The win comes after a week when the Florida-based team, with the likelihood of change to its partner portfolio if VISIT FLORIDA support doesn’t continue into 2018, incurred damage at its shop from Hurricane Irma. Van der Zande joked on the FOX Sports broadcast after the race he might get a tattoo of the Corkscrew after the win.

With third place in their No. 10 Konica Minolta Cadillac DPi-V.R, Jordan and Ricky Taylor built their points lead to an unofficial gap of 29 points over Cameron and Eric Curran, the defending champions, with one race remaining. The Taylors will be set to clinch the Prototype title at Motul Petit Le Mans by starting the race, on October 7.

The GT classes featured two other cool stories and maiden 2017 winners.

In GT Le Mans, John Edwards broke a long winless drought sharing his No. 24 BMW M6 GTLM with Martin Tomczyk, in the revised black livery for the BMW Team RLL car. Edwards held off Toni Vilander in the No. 62 Risi Competizione Ferrari 488 GTE at the flag, on a fuel save run.

The No. 911 Porsche 911 RSR was third ahead of the No. 3 Corvette C7.R, with points leaders Antonio Garcia and Jan Magnussen set to carry a 19-point lead over Westbrook and Ryan Briscoe in their No. 67 Ford Chip Ganassi Racing Ford GT heading to Motul Petit Le Mans.

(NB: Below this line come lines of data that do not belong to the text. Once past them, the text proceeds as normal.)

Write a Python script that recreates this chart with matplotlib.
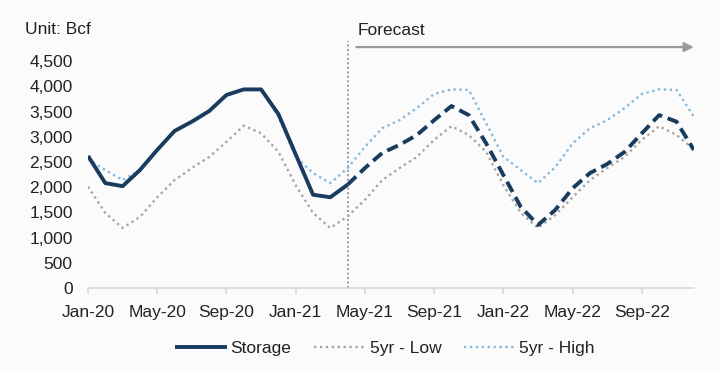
import matplotlib.pyplot as plt
import pandas as pd

plt.rcParams["font.family"] = ["Liberation Sans", "DejaVu Sans"]

months = pd.date_range("2020-01-01", "2022-12-01", freq="MS")
tick_labels = ["Jan-20", "May-20", "Sep-20", "Jan-21", "May-21",
               "Sep-21", "Jan-22", "May-22", "Sep-22"]

# Bcf, Jan-20 .. Apr-21 actual
storage_actual = [2620, 2080, 2020, 2340, 2740, 3115, 3300, 3510, 3830, 3940,
                  3940, 3450, 2650, 1850, 1800, 2050]
# Apr-21 .. Dec-22 forecast
storage_forecast = [2050, 2380, 2680, 2840, 3035, 3330, 3610, 3430, 2870, 2240,
                    1610, 1250, 1550, 1980, 2280, 2460, 2700, 3070, 3430, 3300,
                    2740]
low_5yr = [2010, 1490, 1190, 1410, 1800, 2140, 2380, 2600, 2900, 3220, 3070, 2700,
           2040, 1490, 1190, 1420, 1750, 2140, 2380, 2600, 2940, 3210, 3035, 2700,
           2040, 1490, 1190, 1450, 1800, 2140, 2380, 2600, 2940, 3210, 3035, 2750]
high_5yr = [2560, 2340, 2140, 2340, 2740, 3115, 3300, 3510, 3830, 3940, 3940, 3400,
            2600, 2280, 2080, 2380, 2800, 3170, 3330, 3570, 3850, 3940, 3930, 3270,
            2600, 2340, 2080, 2400, 2870, 3170, 3330, 3570, 3850, 3940, 3930, 3400]

navy = "#183b5e"
bg = "#fbfbfb"

fig = plt.figure(figsize=(7.19, 3.73), dpi=100, facecolor=bg)
ax = fig.add_axes([0.1224, 0.228, 0.8426, 0.662], facecolor=bg)

x = list(range(len(months)))
n_act = len(storage_actual)
x_act = x[:n_act]
x_fc = x[n_act - 1:]

h_low, = ax.plot(x, low_5yr, color="#a6a6a6", lw=1.7, ls=(0, (1, 1.5)), zorder=2,
                 label="5yr - Low")
h_high, = ax.plot(x, high_5yr, color="#86b9de", lw=1.7, ls=(0, (1, 1.5)), zorder=2,
                  label="5yr - High")
h_st, = ax.plot(x_act, storage_actual, color=navy, lw=2.8, zorder=3, label="Storage",
                solid_capstyle="butt")
ax.plot(x_fc, storage_forecast, color=navy, lw=2.8, ls=(0, (3.0, 1.5)), zorder=3)

ax.set_xlim(0, len(months) - 1)
ax.set_ylim(0, 4900)
ax.set_yticks(range(0, 5000, 500))
ax.set_yticklabels([f"{v:,}" for v in range(0, 5000, 500)])
ax.set_xticks(x[::4])
ax.set_xticklabels(tick_labels)

for side in ["left", "right", "top"]:
    ax.spines[side].set_visible(False)
ax.spines["bottom"].set_color("#d9d9d9")
ax.spines["bottom"].set_linewidth(1.2)
ax.tick_params(axis="y", length=0, labelsize=12.5, pad=11, colors="#222222")
ax.tick_params(axis="x", length=4, color="#d9d9d9", width=1.2, labelsize=12.5,
               colors="#222222", pad=8)

# forecast marker
ax.axvline(n_act - 1, color="#999999", lw=1.4, ls=(0, (1, 1.3)), zorder=1)
ax.annotate("", xy=(35, 4780), xytext=(15.5, 4780),
            arrowprops=dict(arrowstyle="-|>", color="#9a9a9a", lw=1.6,
                            mutation_scale=14, shrinkA=0, shrinkB=0),
            annotation_clip=False)
ax.text(15.6, 4960, "Forecast", fontsize=12.5, color="#222222", va="bottom", ha="left",
        clip_on=False)

fig.text(25 / 719, 1 - 30 / 373, "Unit: Bcf", fontsize=12.5, color="#222222",
         va="center", ha="left")

leg = ax.legend([h_st, h_low, h_high], ["Storage", "5yr - Low", "5yr - High"],
                loc="upper center", bbox_to_anchor=(0.49, -0.15), ncol=3, frameon=False,
                fontsize=12.5, handlelength=3.0, handletextpad=0.2, columnspacing=1.3)
for t in leg.get_texts():
    t.set_color("#222222")

fig.savefig("out.png", dpi=100, facecolor=bg)
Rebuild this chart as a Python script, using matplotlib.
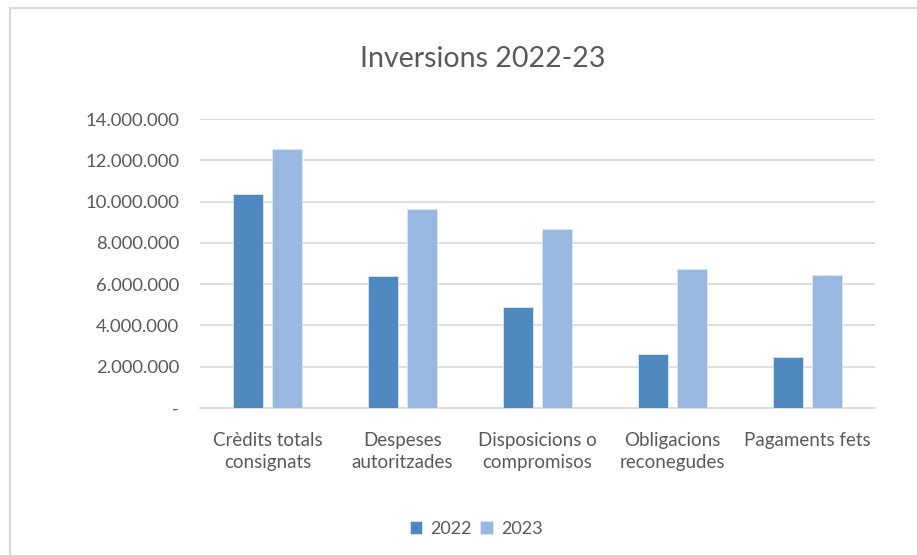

GT Daytona points leaders Alessandro Balzan and Christina Nielsen, in their anticipated second-to-last race together in the No. 63 Scuderia Corsa Ferrari 488 GT3 this year (Nielsen told RACER over the weekend she’ll leave the team at year’s end, following the end of her two-year contract), finally got on the board this year after a wealth of podiums but no wins.

Balzan moved into the lead following Colin Braun’s late splash for fuel, which denied the No. 54 CORE autosport Porsche 911 GT3 R lineup of Braun and Jon Bennett a potential first win in class.

Balzan and Nielsen have a 25-point lead over Jeroen Bleekemolen in GTD – Bleekemolen and Ben Keating finished eighth today in their No. 33 Riley Motorsports-Team AMG Mercedes AMG-GT3 – and are poised to wrap their second straight class title at Motul Petit Le Mans.